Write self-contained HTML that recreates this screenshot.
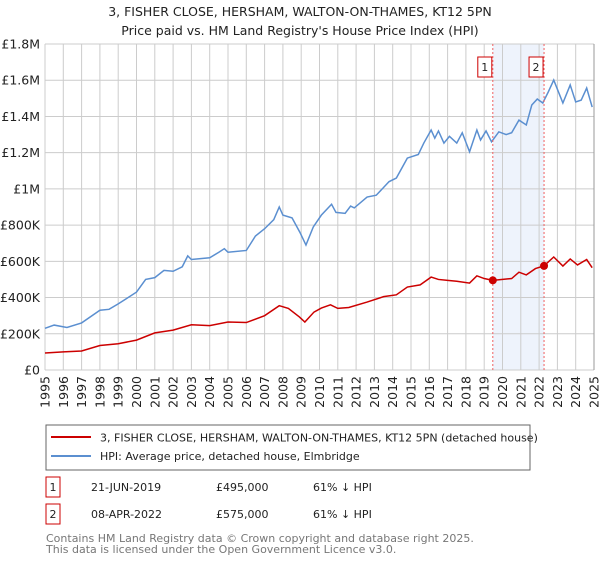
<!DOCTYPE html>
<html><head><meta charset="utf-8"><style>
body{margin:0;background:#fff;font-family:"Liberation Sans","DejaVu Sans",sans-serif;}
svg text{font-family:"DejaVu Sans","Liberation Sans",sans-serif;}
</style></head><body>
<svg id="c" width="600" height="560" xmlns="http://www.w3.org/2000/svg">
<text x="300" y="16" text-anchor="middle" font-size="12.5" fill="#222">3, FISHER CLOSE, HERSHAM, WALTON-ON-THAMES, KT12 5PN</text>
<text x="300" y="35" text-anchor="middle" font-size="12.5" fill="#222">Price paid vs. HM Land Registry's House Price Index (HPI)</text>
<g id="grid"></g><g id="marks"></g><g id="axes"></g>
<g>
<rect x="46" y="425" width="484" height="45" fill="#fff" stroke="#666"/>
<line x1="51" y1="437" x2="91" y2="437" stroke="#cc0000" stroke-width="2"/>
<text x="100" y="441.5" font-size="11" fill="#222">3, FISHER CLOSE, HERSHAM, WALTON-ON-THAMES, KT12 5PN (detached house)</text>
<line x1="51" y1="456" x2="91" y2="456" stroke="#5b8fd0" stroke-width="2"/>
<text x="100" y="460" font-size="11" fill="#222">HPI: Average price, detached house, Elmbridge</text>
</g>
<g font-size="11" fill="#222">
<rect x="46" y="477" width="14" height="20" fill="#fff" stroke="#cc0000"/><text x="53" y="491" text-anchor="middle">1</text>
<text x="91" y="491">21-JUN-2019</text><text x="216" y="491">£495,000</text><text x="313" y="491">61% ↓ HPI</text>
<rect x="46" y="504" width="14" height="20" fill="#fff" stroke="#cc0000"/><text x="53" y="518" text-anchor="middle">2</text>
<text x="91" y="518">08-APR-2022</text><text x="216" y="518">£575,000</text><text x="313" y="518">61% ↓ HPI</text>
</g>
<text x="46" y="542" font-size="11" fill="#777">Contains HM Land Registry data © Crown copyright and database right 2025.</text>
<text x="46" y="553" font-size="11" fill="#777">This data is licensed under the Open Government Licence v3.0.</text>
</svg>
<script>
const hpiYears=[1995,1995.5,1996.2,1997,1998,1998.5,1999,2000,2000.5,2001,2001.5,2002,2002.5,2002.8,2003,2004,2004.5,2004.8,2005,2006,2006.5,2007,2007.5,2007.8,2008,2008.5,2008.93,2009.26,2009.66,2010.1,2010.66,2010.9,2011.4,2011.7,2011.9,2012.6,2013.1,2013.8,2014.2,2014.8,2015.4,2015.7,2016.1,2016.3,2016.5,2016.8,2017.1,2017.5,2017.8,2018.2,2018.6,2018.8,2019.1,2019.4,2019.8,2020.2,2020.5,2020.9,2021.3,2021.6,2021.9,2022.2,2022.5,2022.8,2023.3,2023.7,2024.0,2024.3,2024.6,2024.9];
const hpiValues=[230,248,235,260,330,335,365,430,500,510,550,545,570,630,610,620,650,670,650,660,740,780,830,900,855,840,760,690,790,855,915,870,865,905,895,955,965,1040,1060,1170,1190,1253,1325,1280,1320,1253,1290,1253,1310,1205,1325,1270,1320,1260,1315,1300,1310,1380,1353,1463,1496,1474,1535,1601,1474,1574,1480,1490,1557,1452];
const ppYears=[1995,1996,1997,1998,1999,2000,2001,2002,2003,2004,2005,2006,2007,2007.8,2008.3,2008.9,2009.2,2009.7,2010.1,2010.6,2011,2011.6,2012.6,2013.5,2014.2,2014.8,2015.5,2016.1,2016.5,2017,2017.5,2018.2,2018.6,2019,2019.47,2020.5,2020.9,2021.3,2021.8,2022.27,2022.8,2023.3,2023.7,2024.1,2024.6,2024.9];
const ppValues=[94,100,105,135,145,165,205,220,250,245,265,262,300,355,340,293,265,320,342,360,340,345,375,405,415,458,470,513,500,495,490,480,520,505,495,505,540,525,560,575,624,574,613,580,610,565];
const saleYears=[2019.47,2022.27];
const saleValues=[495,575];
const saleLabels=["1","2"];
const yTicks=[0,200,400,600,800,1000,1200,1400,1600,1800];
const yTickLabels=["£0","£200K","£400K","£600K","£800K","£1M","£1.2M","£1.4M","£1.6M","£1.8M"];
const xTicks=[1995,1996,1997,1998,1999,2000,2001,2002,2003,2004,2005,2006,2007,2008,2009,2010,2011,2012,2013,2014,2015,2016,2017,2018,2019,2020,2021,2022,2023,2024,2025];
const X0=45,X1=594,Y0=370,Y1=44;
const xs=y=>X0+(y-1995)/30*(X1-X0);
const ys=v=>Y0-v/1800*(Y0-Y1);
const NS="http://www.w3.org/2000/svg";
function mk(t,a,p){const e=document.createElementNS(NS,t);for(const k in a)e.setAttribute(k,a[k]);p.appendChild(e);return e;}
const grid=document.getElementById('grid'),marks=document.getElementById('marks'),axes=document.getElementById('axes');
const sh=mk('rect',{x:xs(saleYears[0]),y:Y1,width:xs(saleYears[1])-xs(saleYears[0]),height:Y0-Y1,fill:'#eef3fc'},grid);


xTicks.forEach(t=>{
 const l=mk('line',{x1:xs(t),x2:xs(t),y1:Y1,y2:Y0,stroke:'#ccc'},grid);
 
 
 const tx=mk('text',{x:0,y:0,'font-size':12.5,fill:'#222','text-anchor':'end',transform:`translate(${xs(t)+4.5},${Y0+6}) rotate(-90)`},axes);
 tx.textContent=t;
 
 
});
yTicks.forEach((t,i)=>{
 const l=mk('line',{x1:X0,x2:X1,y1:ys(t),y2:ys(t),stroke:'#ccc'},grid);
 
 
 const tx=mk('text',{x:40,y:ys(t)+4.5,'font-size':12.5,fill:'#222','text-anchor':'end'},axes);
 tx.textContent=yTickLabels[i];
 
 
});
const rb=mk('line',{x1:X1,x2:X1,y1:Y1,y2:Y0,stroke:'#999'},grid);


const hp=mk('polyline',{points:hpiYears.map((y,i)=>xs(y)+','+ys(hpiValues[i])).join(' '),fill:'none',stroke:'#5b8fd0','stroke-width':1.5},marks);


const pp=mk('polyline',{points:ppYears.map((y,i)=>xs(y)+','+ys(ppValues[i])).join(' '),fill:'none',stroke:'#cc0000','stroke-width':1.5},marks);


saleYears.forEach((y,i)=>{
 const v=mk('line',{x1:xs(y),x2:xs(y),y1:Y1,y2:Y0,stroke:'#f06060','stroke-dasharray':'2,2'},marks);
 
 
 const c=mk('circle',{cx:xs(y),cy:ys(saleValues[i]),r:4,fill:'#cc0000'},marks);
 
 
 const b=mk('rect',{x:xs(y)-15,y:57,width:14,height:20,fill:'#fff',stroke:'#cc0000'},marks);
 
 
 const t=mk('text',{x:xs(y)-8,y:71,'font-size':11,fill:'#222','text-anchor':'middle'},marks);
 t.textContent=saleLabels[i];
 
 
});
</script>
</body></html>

_TASK OBJECTIVE_
Please write out all the data again word for word, but not the pictures.

_SOLUTION TO THE EXERCISE_
Write self-contained HTML that recreates this screenshot.
<!DOCTYPE html>
<html><head><meta charset="utf-8"><style>
body{margin:0;background:#fff;font-family:"Liberation Sans","DejaVu Sans",sans-serif;}
svg text{font-family:"DejaVu Sans","Liberation Sans",sans-serif;}
</style></head><body>
<svg id="c" width="600" height="560" xmlns="http://www.w3.org/2000/svg">
<text x="300" y="16" text-anchor="middle" font-size="12.5" fill="#222">3, FISHER CLOSE, HERSHAM, WALTON-ON-THAMES, KT12 5PN</text>
<text x="300" y="35" text-anchor="middle" font-size="12.5" fill="#222">Price paid vs. HM Land Registry's House Price Index (HPI)</text>
<g id="grid"></g><g id="marks"></g><g id="axes"></g>
<g>
<rect x="46" y="425" width="484" height="45" fill="#fff" stroke="#666"/>
<line x1="51" y1="437" x2="91" y2="437" stroke="#cc0000" stroke-width="2"/>
<text x="100" y="441.5" font-size="11" fill="#222">3, FISHER CLOSE, HERSHAM, WALTON-ON-THAMES, KT12 5PN (detached house)</text>
<line x1="51" y1="456" x2="91" y2="456" stroke="#5b8fd0" stroke-width="2"/>
<text x="100" y="460" font-size="11" fill="#222">HPI: Average price, detached house, Elmbridge</text>
</g>
<g font-size="11" fill="#222">
<rect x="46" y="477" width="14" height="20" fill="#fff" stroke="#cc0000"/><text x="53" y="491" text-anchor="middle">1</text>
<text x="91" y="491">21-JUN-2019</text><text x="216" y="491">£495,000</text><text x="313" y="491">61% ↓ HPI</text>
<rect x="46" y="504" width="14" height="20" fill="#fff" stroke="#cc0000"/><text x="53" y="518" text-anchor="middle">2</text>
<text x="91" y="518">08-APR-2022</text><text x="216" y="518">£575,000</text><text x="313" y="518">61% ↓ HPI</text>
</g>
<text x="46" y="542" font-size="11" fill="#777">Contains HM Land Registry data © Crown copyright and database right 2025.</text>
<text x="46" y="553" font-size="11" fill="#777">This data is licensed under the Open Government Licence v3.0.</text>
</svg>
<script>
const hpiYears=[1995,1995.5,1996.2,1997,1998,1998.5,1999,2000,2000.5,2001,2001.5,2002,2002.5,2002.8,2003,2004,2004.5,2004.8,2005,2006,2006.5,2007,2007.5,2007.8,2008,2008.5,2008.93,2009.26,2009.66,2010.1,2010.66,2010.9,2011.4,2011.7,2011.9,2012.6,2013.1,2013.8,2014.2,2014.8,2015.4,2015.7,2016.1,2016.3,2016.5,2016.8,2017.1,2017.5,2017.8,2018.2,2018.6,2018.8,2019.1,2019.4,2019.8,2020.2,2020.5,2020.9,2021.3,2021.6,2021.9,2022.2,2022.5,2022.8,2023.3,2023.7,2024.0,2024.3,2024.6,2024.9];
const hpiValues=[230,248,235,260,330,335,365,430,500,510,550,545,570,630,610,620,650,670,650,660,740,780,830,900,855,840,760,690,790,855,915,870,865,905,895,955,965,1040,1060,1170,1190,1253,1325,1280,1320,1253,1290,1253,1310,1205,1325,1270,1320,1260,1315,1300,1310,1380,1353,1463,1496,1474,1535,1601,1474,1574,1480,1490,1557,1452];
const ppYears=[1995,1996,1997,1998,1999,2000,2001,2002,2003,2004,2005,2006,2007,2007.8,2008.3,2008.9,2009.2,2009.7,2010.1,2010.6,2011,2011.6,2012.6,2013.5,2014.2,2014.8,2015.5,2016.1,2016.5,2017,2017.5,2018.2,2018.6,2019,2019.47,2020.5,2020.9,2021.3,2021.8,2022.27,2022.8,2023.3,2023.7,2024.1,2024.6,2024.9];
const ppValues=[94,100,105,135,145,165,205,220,250,245,265,262,300,355,340,293,265,320,342,360,340,345,375,405,415,458,470,513,500,495,490,480,520,505,495,505,540,525,560,575,624,574,613,580,610,565];
const saleYears=[2019.47,2022.27];
const saleValues=[495,575];
const saleLabels=["1","2"];
const yTicks=[0,200,400,600,800,1000,1200,1400,1600,1800];
const yTickLabels=["£0","£200K","£400K","£600K","£800K","£1M","£1.2M","£1.4M","£1.6M","£1.8M"];
const xTicks=[1995,1996,1997,1998,1999,2000,2001,2002,2003,2004,2005,2006,2007,2008,2009,2010,2011,2012,2013,2014,2015,2016,2017,2018,2019,2020,2021,2022,2023,2024,2025];
const X0=45,X1=594,Y0=370,Y1=44;
const xs=y=>X0+(y-1995)/30*(X1-X0);
const ys=v=>Y0-v/1800*(Y0-Y1);
const NS="http://www.w3.org/2000/svg";
function mk(t,a,p){const e=document.createElementNS(NS,t);for(const k in a)e.setAttribute(k,a[k]);p.appendChild(e);return e;}
const grid=document.getElementById('grid'),marks=document.getElementById('marks'),axes=document.getElementById('axes');
const sh=mk('rect',{x:xs(saleYears[0]),y:Y1,width:xs(saleYears[1])-xs(saleYears[0]),height:Y0-Y1,fill:'#eef3fc'},grid);


xTicks.forEach(t=>{
 const l=mk('line',{x1:xs(t),x2:xs(t),y1:Y1,y2:Y0,stroke:'#ccc'},grid);
 
 
 const tx=mk('text',{x:0,y:0,'font-size':12.5,fill:'#222','text-anchor':'end',transform:`translate(${xs(t)+4.5},${Y0+6}) rotate(-90)`},axes);
 tx.textContent=t;
 
 
});
yTicks.forEach((t,i)=>{
 const l=mk('line',{x1:X0,x2:X1,y1:ys(t),y2:ys(t),stroke:'#ccc'},grid);
 
 
 const tx=mk('text',{x:40,y:ys(t)+4.5,'font-size':12.5,fill:'#222','text-anchor':'end'},axes);
 tx.textContent=yTickLabels[i];
 
 
});
const rb=mk('line',{x1:X1,x2:X1,y1:Y1,y2:Y0,stroke:'#999'},grid);


const hp=mk('polyline',{points:hpiYears.map((y,i)=>xs(y)+','+ys(hpiValues[i])).join(' '),fill:'none',stroke:'#5b8fd0','stroke-width':1.5},marks);


const pp=mk('polyline',{points:ppYears.map((y,i)=>xs(y)+','+ys(ppValues[i])).join(' '),fill:'none',stroke:'#cc0000','stroke-width':1.5},marks);


saleYears.forEach((y,i)=>{
 const v=mk('line',{x1:xs(y),x2:xs(y),y1:Y1,y2:Y0,stroke:'#f06060','stroke-dasharray':'2,2'},marks);
 
 
 const c=mk('circle',{cx:xs(y),cy:ys(saleValues[i]),r:4,fill:'#cc0000'},marks);
 
 
 const b=mk('rect',{x:xs(y)-15,y:57,width:14,height:20,fill:'#fff',stroke:'#cc0000'},marks);
 
 
 const t=mk('text',{x:xs(y)-8,y:71,'font-size':11,fill:'#222','text-anchor':'middle'},marks);
 t.textContent=saleLabels[i];
 
 
});
</script>
</body></html>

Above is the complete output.